Data to process
.....

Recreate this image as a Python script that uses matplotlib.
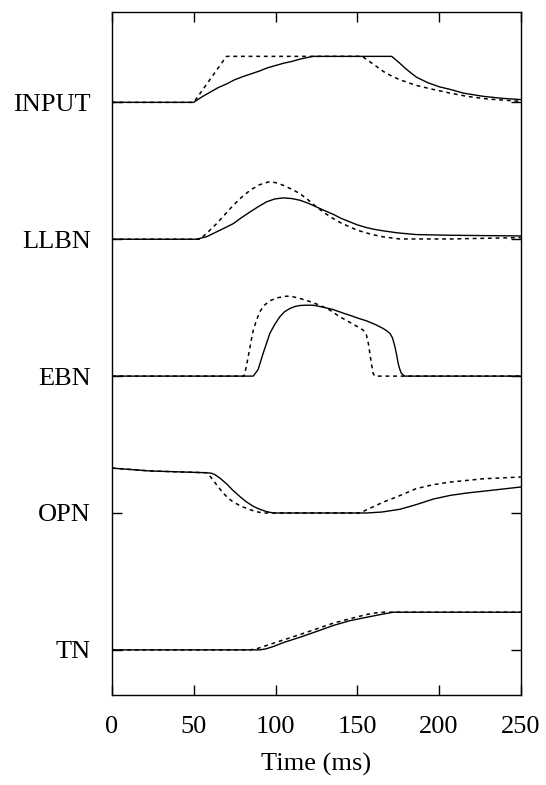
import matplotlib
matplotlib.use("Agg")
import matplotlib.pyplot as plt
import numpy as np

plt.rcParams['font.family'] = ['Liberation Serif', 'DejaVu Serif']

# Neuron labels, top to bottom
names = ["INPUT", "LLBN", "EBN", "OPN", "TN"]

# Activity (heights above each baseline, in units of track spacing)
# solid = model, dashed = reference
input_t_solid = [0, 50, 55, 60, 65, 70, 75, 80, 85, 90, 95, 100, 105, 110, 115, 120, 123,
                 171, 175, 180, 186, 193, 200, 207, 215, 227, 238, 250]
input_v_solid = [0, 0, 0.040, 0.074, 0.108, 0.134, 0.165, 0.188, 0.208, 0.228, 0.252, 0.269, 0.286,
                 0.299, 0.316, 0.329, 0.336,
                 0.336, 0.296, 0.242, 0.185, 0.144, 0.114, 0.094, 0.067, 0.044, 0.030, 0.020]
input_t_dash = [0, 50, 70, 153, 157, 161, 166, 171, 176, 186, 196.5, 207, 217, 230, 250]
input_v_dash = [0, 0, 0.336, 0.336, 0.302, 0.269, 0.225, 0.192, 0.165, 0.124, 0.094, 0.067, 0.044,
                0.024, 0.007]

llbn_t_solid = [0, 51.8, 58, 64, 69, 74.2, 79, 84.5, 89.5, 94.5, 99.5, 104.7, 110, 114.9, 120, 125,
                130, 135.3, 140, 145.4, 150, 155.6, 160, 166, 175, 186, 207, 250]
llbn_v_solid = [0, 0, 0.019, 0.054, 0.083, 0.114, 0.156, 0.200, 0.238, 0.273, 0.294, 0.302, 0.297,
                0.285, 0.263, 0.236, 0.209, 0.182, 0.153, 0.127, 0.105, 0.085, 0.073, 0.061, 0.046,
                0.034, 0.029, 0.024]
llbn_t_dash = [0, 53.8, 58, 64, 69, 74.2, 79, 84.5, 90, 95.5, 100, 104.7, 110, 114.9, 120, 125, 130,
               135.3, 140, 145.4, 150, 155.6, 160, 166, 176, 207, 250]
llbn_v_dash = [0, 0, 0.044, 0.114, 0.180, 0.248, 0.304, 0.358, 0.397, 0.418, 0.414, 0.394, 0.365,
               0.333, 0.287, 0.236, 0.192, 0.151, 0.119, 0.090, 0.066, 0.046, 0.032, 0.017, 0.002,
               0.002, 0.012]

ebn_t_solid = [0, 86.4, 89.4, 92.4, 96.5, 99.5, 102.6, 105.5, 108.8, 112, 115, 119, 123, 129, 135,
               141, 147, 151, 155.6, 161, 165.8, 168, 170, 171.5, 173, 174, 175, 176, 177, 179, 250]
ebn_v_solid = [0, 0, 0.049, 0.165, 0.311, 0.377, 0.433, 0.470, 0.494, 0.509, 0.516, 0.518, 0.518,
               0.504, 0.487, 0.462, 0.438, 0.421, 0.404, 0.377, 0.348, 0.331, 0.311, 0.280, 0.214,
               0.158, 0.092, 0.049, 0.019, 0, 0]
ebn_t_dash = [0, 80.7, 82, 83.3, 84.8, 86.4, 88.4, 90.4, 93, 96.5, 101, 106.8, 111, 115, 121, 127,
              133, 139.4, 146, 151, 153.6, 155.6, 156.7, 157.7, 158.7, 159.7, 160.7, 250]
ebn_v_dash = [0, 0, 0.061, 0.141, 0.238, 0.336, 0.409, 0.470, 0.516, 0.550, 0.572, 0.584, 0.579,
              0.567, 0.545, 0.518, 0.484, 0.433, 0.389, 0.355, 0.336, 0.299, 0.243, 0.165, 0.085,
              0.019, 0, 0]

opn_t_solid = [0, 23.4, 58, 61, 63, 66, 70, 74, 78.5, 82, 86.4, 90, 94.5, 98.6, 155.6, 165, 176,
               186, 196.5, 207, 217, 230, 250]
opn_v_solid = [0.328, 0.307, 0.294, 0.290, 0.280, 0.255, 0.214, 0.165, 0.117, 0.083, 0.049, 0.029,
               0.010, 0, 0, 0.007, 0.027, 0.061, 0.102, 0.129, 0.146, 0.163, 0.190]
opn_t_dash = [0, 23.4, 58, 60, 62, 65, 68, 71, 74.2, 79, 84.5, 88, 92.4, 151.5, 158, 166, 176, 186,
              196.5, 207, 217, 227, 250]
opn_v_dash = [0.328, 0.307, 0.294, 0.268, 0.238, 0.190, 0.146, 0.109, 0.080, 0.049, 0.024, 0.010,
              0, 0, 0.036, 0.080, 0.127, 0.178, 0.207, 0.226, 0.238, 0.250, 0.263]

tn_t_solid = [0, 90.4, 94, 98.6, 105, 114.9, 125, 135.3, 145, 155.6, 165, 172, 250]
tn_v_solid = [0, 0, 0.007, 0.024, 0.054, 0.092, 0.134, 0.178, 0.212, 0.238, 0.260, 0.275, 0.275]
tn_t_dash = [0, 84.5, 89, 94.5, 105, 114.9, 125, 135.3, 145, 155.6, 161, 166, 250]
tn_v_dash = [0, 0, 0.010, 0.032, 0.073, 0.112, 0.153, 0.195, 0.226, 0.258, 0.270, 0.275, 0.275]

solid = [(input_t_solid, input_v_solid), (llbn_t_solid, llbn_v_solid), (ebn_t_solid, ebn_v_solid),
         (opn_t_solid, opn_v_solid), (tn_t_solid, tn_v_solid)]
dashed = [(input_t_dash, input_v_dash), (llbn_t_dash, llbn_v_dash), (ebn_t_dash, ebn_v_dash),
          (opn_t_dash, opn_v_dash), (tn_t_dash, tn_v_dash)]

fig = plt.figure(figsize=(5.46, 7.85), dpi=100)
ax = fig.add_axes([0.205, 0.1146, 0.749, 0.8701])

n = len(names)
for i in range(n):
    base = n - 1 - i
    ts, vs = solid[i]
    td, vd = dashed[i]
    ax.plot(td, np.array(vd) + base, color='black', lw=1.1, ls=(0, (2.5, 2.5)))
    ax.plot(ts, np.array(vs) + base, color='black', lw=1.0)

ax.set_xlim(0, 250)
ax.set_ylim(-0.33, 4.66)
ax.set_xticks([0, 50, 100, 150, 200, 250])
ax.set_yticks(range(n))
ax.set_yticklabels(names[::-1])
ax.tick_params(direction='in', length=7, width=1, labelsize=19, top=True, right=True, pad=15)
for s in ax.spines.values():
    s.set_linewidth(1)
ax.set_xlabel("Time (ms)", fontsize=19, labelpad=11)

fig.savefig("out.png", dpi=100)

.....

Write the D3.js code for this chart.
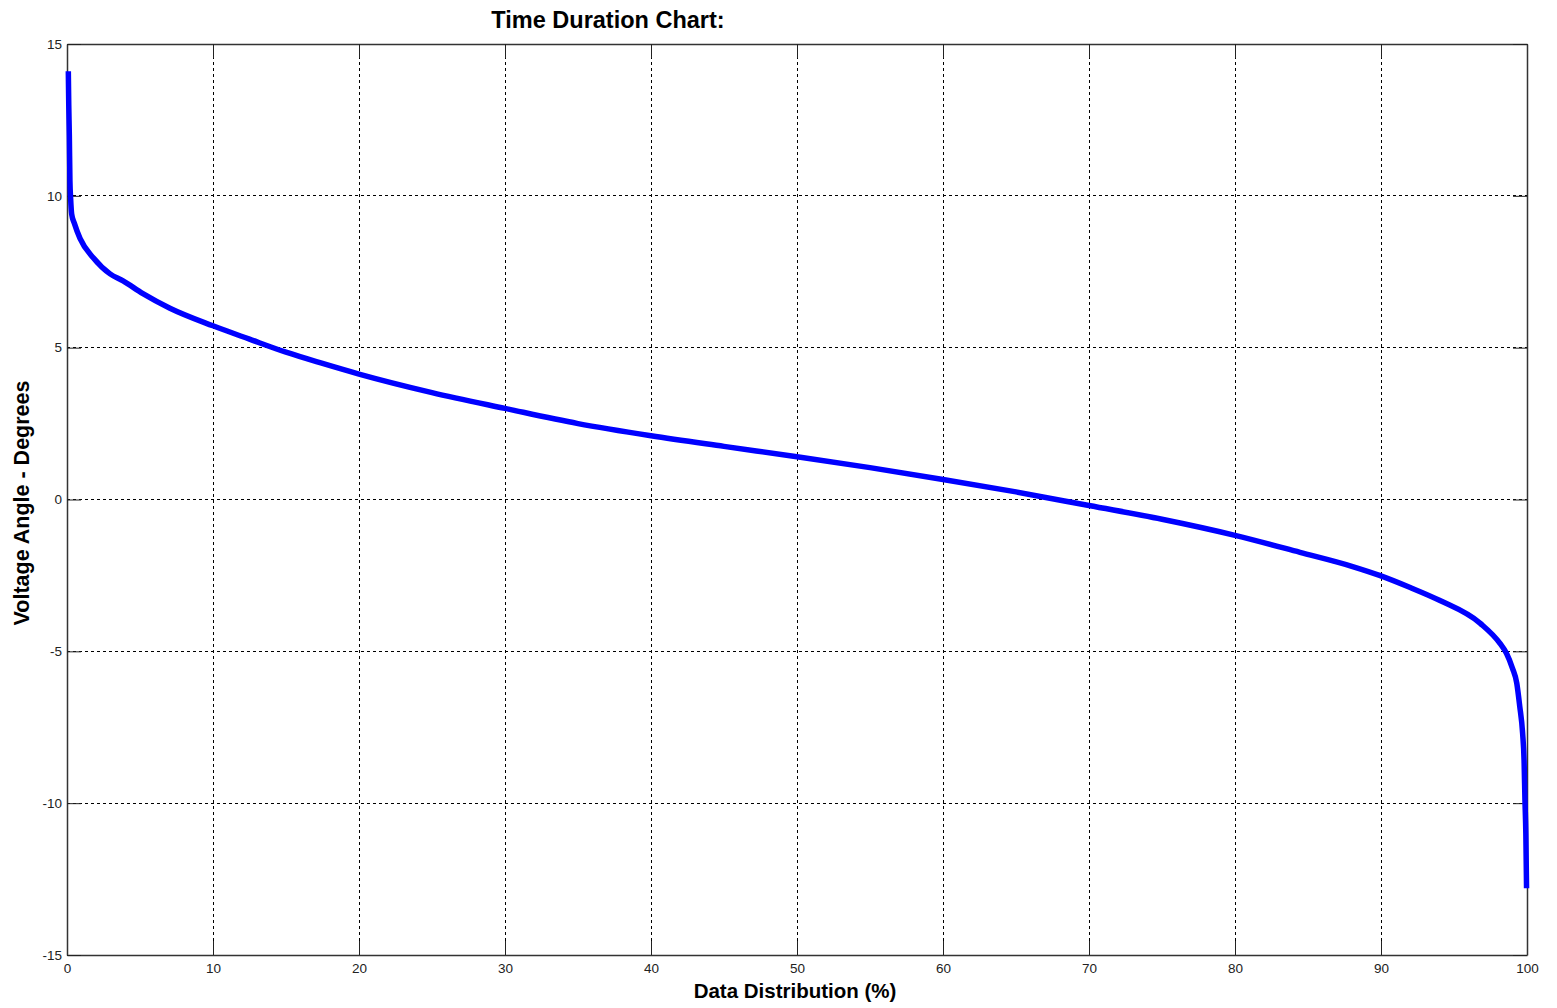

.....

Exercise details
Return the lines of the records that include the string "this".

Answer for the task
Recreate this image as a Python script that uses matplotlib.
Write the D3.js code for this chart.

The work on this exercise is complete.